13. The server system of claim 12, wherein the power source module further comprises a first port and a second port; the rectifier circuit outputs the first voltage configured for powering the motherboard through the first port; the controlling unit outputs the control signals to the motherboard through the second port.

14. The server system of claim 11, wherein the leakage protection circuit is disposed on a power distribution board (PDB); the PDB is electrically connected between the power source module and the motherboard.

15. The server system of claim 14, wherein the power source module comprises a rectifier circuit and a controlling unit; the rectifier circuit is electrically connected with the motherboard; the rectifier circuit converts the input voltage into the first voltage configured for powering the motherboard; the controlling unit outputs the control signals based on an operation state of the motherboard; the leakage protection circuit is electrically connected with the controlling unit.

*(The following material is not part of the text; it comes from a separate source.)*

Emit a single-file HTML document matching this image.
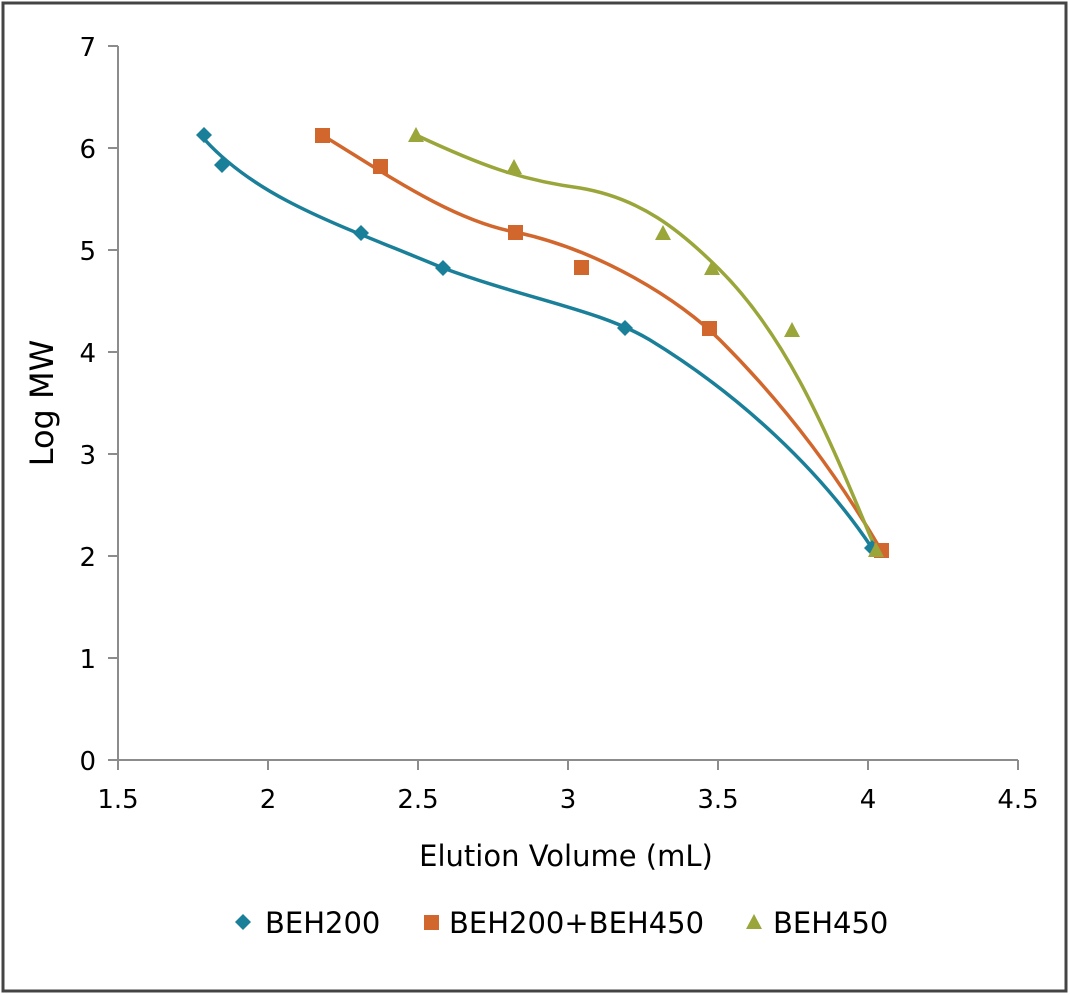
<!DOCTYPE html>
<html><head><meta charset="utf-8"><style>
body{margin:0;background:#fff}
svg{display:block;font-family:"DejaVu Sans","Liberation Sans",sans-serif}
</style></head><body>
<svg width="1070" height="995" viewBox="0 0 1070 995">
<rect x="3" y="3" width="1063" height="988" fill="#fff" stroke="#444" stroke-width="3"/>
<g stroke="#8c8c8c" stroke-width="2" fill="none">
<line x1="118" y1="46" x2="118" y2="760"/>
<line x1="118" y1="760" x2="1018" y2="760"/>
<line x1="108" y1="46" x2="118" y2="46"/>
<line x1="108" y1="148" x2="118" y2="148"/>
<line x1="108" y1="250" x2="118" y2="250"/>
<line x1="108" y1="352" x2="118" y2="352"/>
<line x1="108" y1="454" x2="118" y2="454"/>
<line x1="108" y1="556" x2="118" y2="556"/>
<line x1="108" y1="658" x2="118" y2="658"/>
<line x1="108" y1="760" x2="118" y2="760"/>
<line x1="118" y1="760" x2="118" y2="770"/>
<line x1="268" y1="760" x2="268" y2="770"/>
<line x1="418" y1="760" x2="418" y2="770"/>
<line x1="568" y1="760" x2="568" y2="770"/>
<line x1="718" y1="760" x2="718" y2="770"/>
<line x1="868" y1="760" x2="868" y2="770"/>
<line x1="1018" y1="760" x2="1018" y2="770"/>
</g>
<g font-size="26" fill="#000" text-anchor="end">
<text x="96" y="56">7</text><text x="96" y="158">6</text><text x="96" y="260">5</text>
<text x="96" y="362">4</text><text x="96" y="464">3</text><text x="96" y="566">2</text>
<text x="96" y="668">1</text><text x="96" y="770">0</text>
</g>
<g font-size="26" fill="#000" text-anchor="middle">
<text x="118" y="808">1.5</text><text x="268" y="808">2</text><text x="418" y="808">2.5</text>
<text x="568" y="808">3</text><text x="718" y="808">3.5</text><text x="868" y="808">4</text>
<text x="1018" y="808">4.5</text>
</g>
<text x="566" y="866" font-size="29" text-anchor="middle">Elution Volume (mL)</text>
<text transform="translate(53,403) rotate(-90)" font-size="32" text-anchor="middle">Log MW</text>
<g fill="none" stroke-width="3.5">
<path d="M205,140 C260,200 340,225 443,268 C530,300 600,310 650,340 C740,395 820,470 872,548" stroke="#1a7f99"/>
<path d="M322,135 C380,170 450,220 515,232 C600,250 680,300 720,340 C790,410 840,480 881,550" stroke="#d2672d"/>
<path d="M416,135 C480,165 520,180 580,188 C640,198 680,230 720,270 C790,340 830,440 876,550" stroke="#9aa63a"/>
</g>
<g fill="#1a7f99">
<path d="M204,127 l8,8 -8,8 -8,-8z"/><path d="M222,157 l8,8 -8,8 -8,-8z"/>
<path d="M361,225 l8,8 -8,8 -8,-8z"/><path d="M443,260 l8,8 -8,8 -8,-8z"/>
<path d="M625,320 l8,8 -8,8 -8,-8z"/><path d="M872,540 l8,8 -8,8 -8,-8z"/>
</g>
<g fill="#d2672d">
<rect x="315" y="128" width="15" height="15"/><rect x="373" y="159" width="15" height="15"/>
<rect x="508" y="225" width="15" height="15"/><rect x="574" y="260" width="15" height="15"/>
<rect x="702" y="321" width="15" height="15"/><rect x="874" y="543" width="15" height="15"/>
</g>
<g fill="#9aa63a">
<path d="M416,127 l8,15 -16,0z"/><path d="M514,159 l8,15 -16,0z"/>
<path d="M663,225 l8,15 -16,0z"/><path d="M712,260 l8,15 -16,0z"/>
<path d="M792,322 l8,15 -16,0z"/><path d="M876,542 l8,15 -16,0z"/>
</g>
<path d="M243,914 l8,8 -8,8 -8,-8z" fill="#1a7f99"/>
<text x="265" y="933" font-size="29">BEH200</text>
<rect x="424" y="915" width="15" height="15" fill="#d2672d"/>
<text x="449" y="933" font-size="29">BEH200+BEH450</text>
<path d="M754,914 l8,15 -16,0z" fill="#9aa63a"/>
<text x="773" y="933" font-size="29">BEH450</text>
</svg>
</body></html>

16. The server system of claim 15, wherein the power source module further comprises a first port and a second port; the rectifier circuit outputs the first voltage configured for powering the motherboard through the first port; the controlling unit outputs the control signals to the motherboard through the second port.

17. The server system of claim 11, wherein the leakage protection circuit comprises at least one diode; an anode of the at least one diode is electrically connected with the motherboard, and a cathode of the at least one diode is electrically connected with the controlling unit; the at least one diode guides the control signals to the signal line.

18. The server system of claim 11, wherein the leakage protection circuit comprises at least one capacitor; a terminal of the at least one capacitor is electrically connected with a controlling unit in the power source module, and another terminal of the at least one capacitor is grounded; the at least one capacitor filters the control signals.